Her first husband was Samuel Greig, son of the famous Admiral Greig of Inverkeithing who founded the Russian navy. Greig did little to encourage Somerville’s ambitions but her second, Dr William Somervillle, to his credit, gave her his full support. The couple went on to have four children and Mary was to map the stars with her influential books the Mechanism of the Heavens and Physcial Geography.  There is a great story about the time she made the acquaintance of the renowned French scholar Pierre-Simon Laplace. He told her, “There have been only three women who have understood me. These are yourself, Mrs Somerville, Caroline Herschel and a Mrs Greig” – of course, Mary Somerville was two of these three!

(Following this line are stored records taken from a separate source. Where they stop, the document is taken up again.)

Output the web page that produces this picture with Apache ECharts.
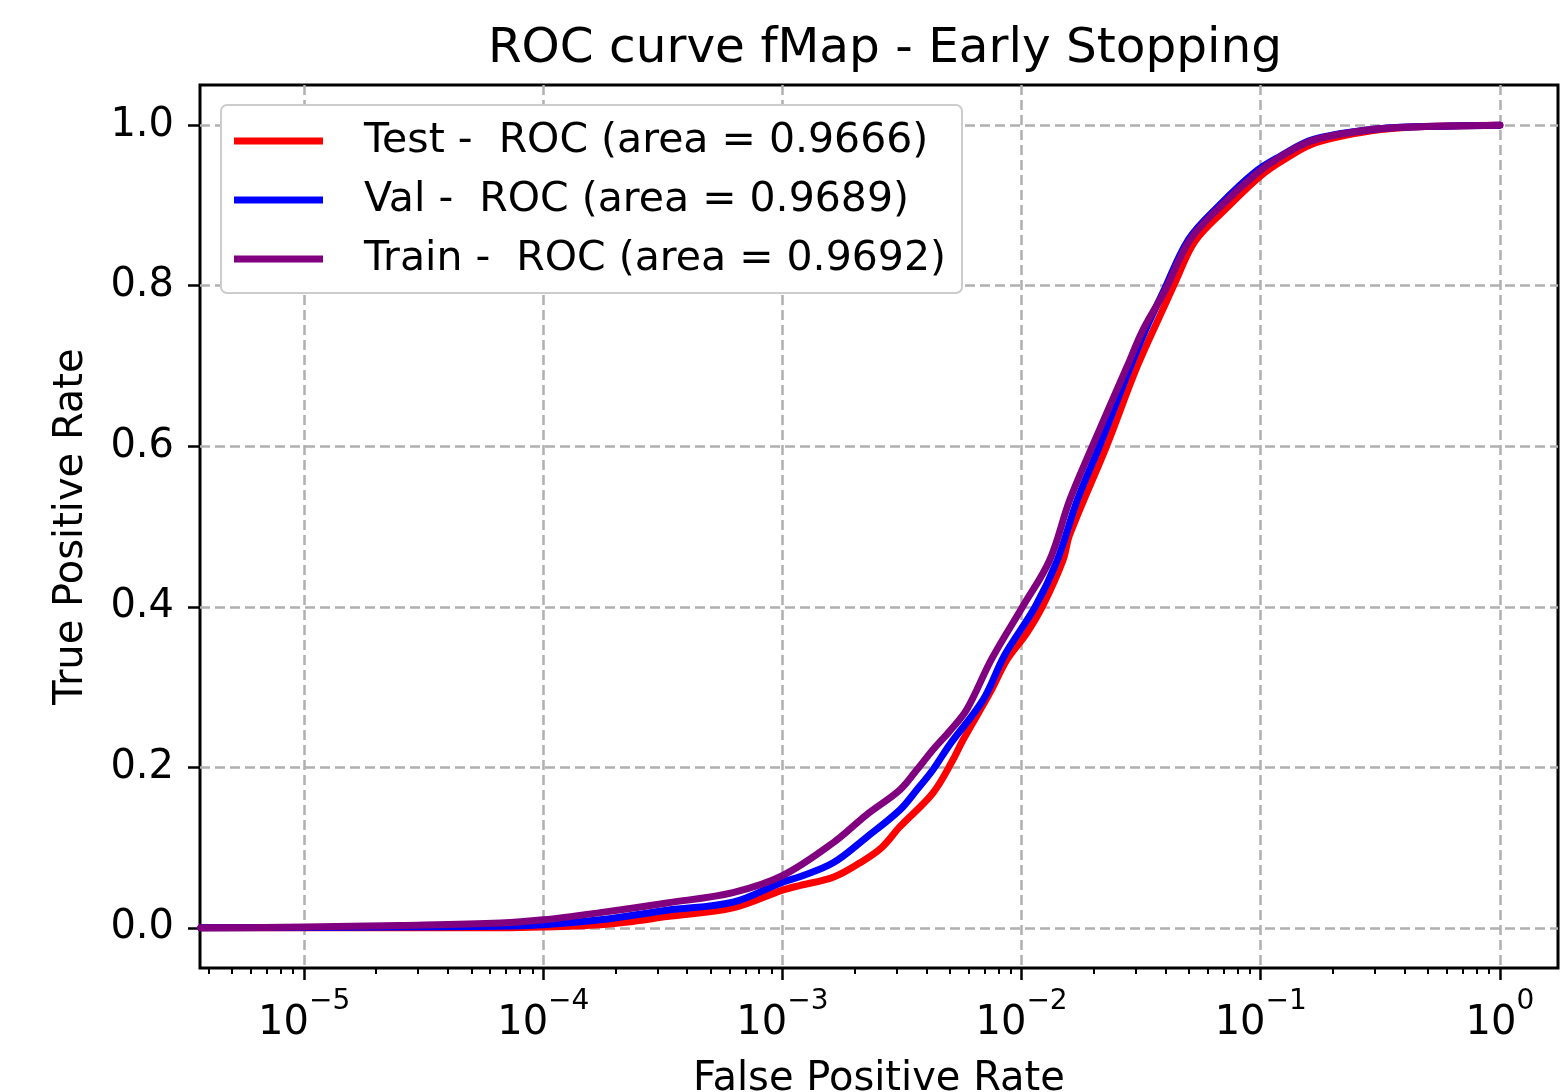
<!DOCTYPE html>
<html>
<head>
<meta charset="utf-8">
<title>ROC curve fMap - Early Stopping</title>
<script src="https://cdn.jsdelivr.net/npm/echarts@6/dist/echarts.min.js"></script>
<style>
  html, body { margin: 0; padding: 0; background: #ffffff; }
  #chart { width: 1562px; height: 1092px; }
</style>
</head>
<body>
<div id="chart"></div>
<script>
// ROC curves: false positive rate (log scale) vs true positive rate
const testFpr = [3.7e-6, 6.6e-5, 1.0e-4, 1.73e-4, 2.37e-4, 3.29e-4, 6.21e-4, 1.0e-3, 1.19e-3, 1.63e-3, 2.11e-3, 2.6e-3, 3.1e-3, 4.26e-3, 5.16e-3, 5.69e-3, 7.38e-3, 8.69e-3, 1.05e-2, 1.23e-2, 1.49e-2, 1.59e-2, 2.28e-2, 3.04e-2, 4.06e-2, 4.4e-2, 5.3e-2, 7.1e-2, 0.10, 0.125, 0.17, 0.29, 0.46, 1.0];
const testTpr = [0.000, 0.000, 0.001, 0.004, 0.008, 0.014, 0.025, 0.047, 0.053, 0.063, 0.081, 0.100, 0.126, 0.168, 0.209, 0.234, 0.293, 0.334, 0.367, 0.402, 0.458, 0.490, 0.602, 0.699, 0.782, 0.805, 0.855, 0.895, 0.937, 0.957, 0.978, 0.993, 0.998, 1.000];

const valFpr = [3.7e-6, 2.5e-5, 6.6e-5, 1.0e-4, 1.73e-4, 3.29e-4, 6.21e-4, 1.0e-3, 1.19e-3, 1.63e-3, 2.25e-3, 3.1e-3, 3.65e-3, 4.26e-3, 5.0e-3, 6.9e-3, 8.5e-3, 1.14e-2, 1.41e-2, 1.71e-2, 2.13e-2, 2.85e-2, 3.3e-2, 3.95e-2, 5.0e-2, 6.7e-2, 9.5e-2, 0.12, 0.165, 0.28, 0.45, 1.0];
const valTpr = [0.000, 0.001, 0.002, 0.004, 0.010, 0.022, 0.032, 0.057, 0.064, 0.081, 0.113, 0.147, 0.172, 0.197, 0.228, 0.284, 0.340, 0.400, 0.458, 0.533, 0.602, 0.699, 0.745, 0.795, 0.858, 0.900, 0.942, 0.961, 0.982, 0.994, 0.998, 1.000];

const trainFpr = [3.7e-6, 1.0e-5, 2.5e-5, 6.6e-5, 1.0e-4, 1.73e-4, 3.29e-4, 6.21e-4, 1.0e-3, 1.63e-3, 2.25e-3, 3.1e-3, 3.65e-3, 4.26e-3, 5.0e-3, 5.9e-3, 7.5e-3, 1.01e-2, 1.31e-2, 1.59e-2, 1.99e-2, 2.76e-2, 3.22e-2, 3.95e-2, 5.06e-2, 6.75e-2, 9.63e-2, 0.12, 0.165, 0.278, 0.45, 1.0];
const trainTpr = [0.000, 0.001, 0.003, 0.006, 0.010, 0.019, 0.031, 0.044, 0.065, 0.106, 0.141, 0.172, 0.197, 0.222, 0.245, 0.272, 0.335, 0.400, 0.458, 0.533, 0.602, 0.699, 0.745, 0.792, 0.857, 0.898, 0.940, 0.960, 0.981, 0.994, 0.998, 1.000];

const seriesNames = ['Test -  ROC (area = 0.9666)', 'Val -  ROC (area = 0.9689)', 'Train -  ROC (area = 0.9692)'];
const seriesColors = ['#ff0000', '#0000ff', '#800080'];

const xMajorTicks = [1e-5, 1e-4, 1e-3, 1e-2, 1e-1, 1];
const yTicks = [0.0, 0.2, 0.4, 0.6, 0.8, 1.0];

const xMin = 3.67e-6, xMax = 1.75;
const yMin = -0.05, yMax = 1.05;

// minor log ticks at 2..9 x 10^n inside the visible range
const xMinorTicks = [];
for (let n = -6; n <= 0; n++) {
  for (let k = 2; k <= 9; k++) {
    const v = k * Math.pow(10, n);
    if (v > xMin && v < xMax) xMinorTicks.push(v);
  }
}

const pairs = (xs, ys) => xs.map((x, i) => [x, ys[i]]);
const curves = [pairs(testFpr, testTpr), pairs(valFpr, valTpr), pairs(trainFpr, trainTpr)];

const FONT = 'DejaVu Sans';
const gridLine = { show: true, lineStyle: { color: '#b0b0b0', width: 2.5, type: [10, 5] } };

const chart = echarts.init(document.getElementById('chart'), null, { renderer: 'canvas' });

chart.setOption({
  backgroundColor: '#ffffff',
  animation: false,
  textStyle: { fontFamily: FONT, color: '#000' },
  title: {
    text: 'ROC curve fMap - Early Stopping',
    left: 880,
    textAlign: 'center',
    top: 20,
    textStyle: { fontFamily: FONT, fontSize: 48.5, fontWeight: 'normal', color: '#000' }
  },
  grid: {
    left: 200, top: 85, width: 1358, height: 883,
    outerBoundsMode: 'none',
    containLabel: false,
    show: true, borderColor: '#000', borderWidth: 3, backgroundColor: 'transparent'
  },
  legend: {
    orient: 'vertical',
    left: 221, top: 105,
    padding: [13, 16, 11, 13],
    itemGap: 13,
    itemWidth: 89, itemHeight: 7,
    icon: 'rect',
    backgroundColor: '#ffffff',
    borderColor: '#cccccc', borderWidth: 2, borderRadius: 6,
    textStyle: { fontFamily: FONT, fontSize: 41, color: '#000', lineHeight: 46, padding: [0, 0, 0, 36] },
    data: seriesNames
  },
  xAxis: [
    {
      type: 'log', logBase: 10, min: xMin, max: xMax,
      name: 'False Positive Rate', nameLocation: 'middle', nameGap: 92,
      nameTextStyle: { fontFamily: FONT, fontSize: 40, color: '#000' },
      axisLine: { show: false, onZero: false },
      axisTick: { show: true, customValues: xMajorTicks, length: 12, lineStyle: { color: '#000', width: 2.5 } },
      axisLabel: {
        customValues: xMajorTicks,
        margin: 20,
        formatter: v => {
          const e = Math.round(Math.log10(v));
          return '{a|10}{b|' + (e < 0 ? '\u2212' + (-e) : String(e)) + '}';
        },
        rich: {
          a: { fontFamily: FONT, fontSize: 40, lineHeight: 56, verticalAlign: 'bottom', color: '#000' },
          b: { fontFamily: FONT, fontSize: 28, lineHeight: 26, verticalAlign: 'top', color: '#000' }
        }
      },
      splitLine: gridLine,
      minorTick: { show: false },
      minorSplitLine: { show: false }
    },
    {
      type: 'log', logBase: 10, min: xMin, max: xMax,
      position: 'bottom',
      axisLine: { show: false, onZero: false },
      axisTick: { show: true, customValues: xMinorTicks, length: 6, lineStyle: { color: '#000', width: 2 } },
      axisLabel: { show: false },
      splitLine: { show: false }
    }
  ],
  yAxis: {
    type: 'value', min: yMin, max: yMax,
    name: 'True Positive Rate', nameLocation: 'middle', nameGap: 108, nameRotate: 90,
    nameTextStyle: { fontFamily: FONT, fontSize: 40, color: '#000' },
    axisLine: { show: false, onZero: false },
    axisTick: { show: true, customValues: yTicks, length: 12, lineStyle: { color: '#000', width: 2.5 } },
    axisLabel: {
      customValues: yTicks, margin: 26,
      fontFamily: FONT, fontSize: 40, color: '#000',
      formatter: v => v.toFixed(1)
    },
    splitLine: gridLine
  },
  series: curves.map((data, i) => ({
    name: seriesNames[i],
    type: 'line',
    xAxisIndex: 0,
    data: data,
    showSymbol: false,
    symbol: 'none',
    smooth: 0.35,
    color: seriesColors[i],
    lineStyle: { color: seriesColors[i], width: 7, join: 'round', cap: 'round' },
    emphasis: { disabled: true },
    z: 2 + i
  }))
});
</script>
</body>
</html>
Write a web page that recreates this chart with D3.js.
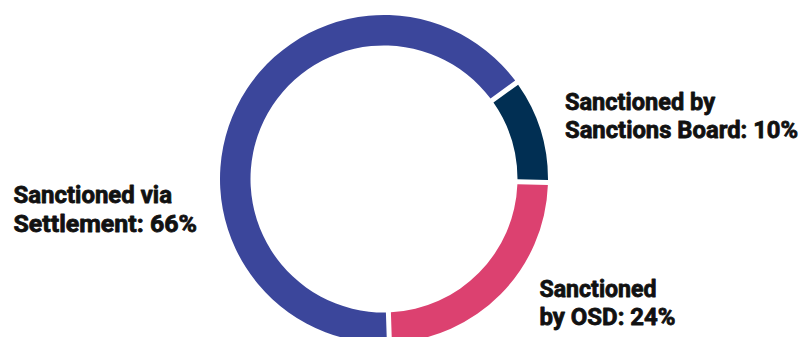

In 1835, Mary Somerville and Caroline Herschel became the first women members of the Royal Astronomical Society. Somerville spent much of the rest of her life in Naples, Italy, dying in 1872 at the age of 91. She had not long before signed John Stuart Mill’s petition for female suffrage. One of Somerville’s literary friends, Joanna Baillie, described her as ‘ one who has done more to remove the light estimation in which the capacity of women is too often held than all that has been accomplished by the whole Sisterhood of Poetical Damsels & novel-writing Authors.’

Mary Somerville was also an accomplished artist as this self portrait, owned by Somerville College, University of Oxford, shows.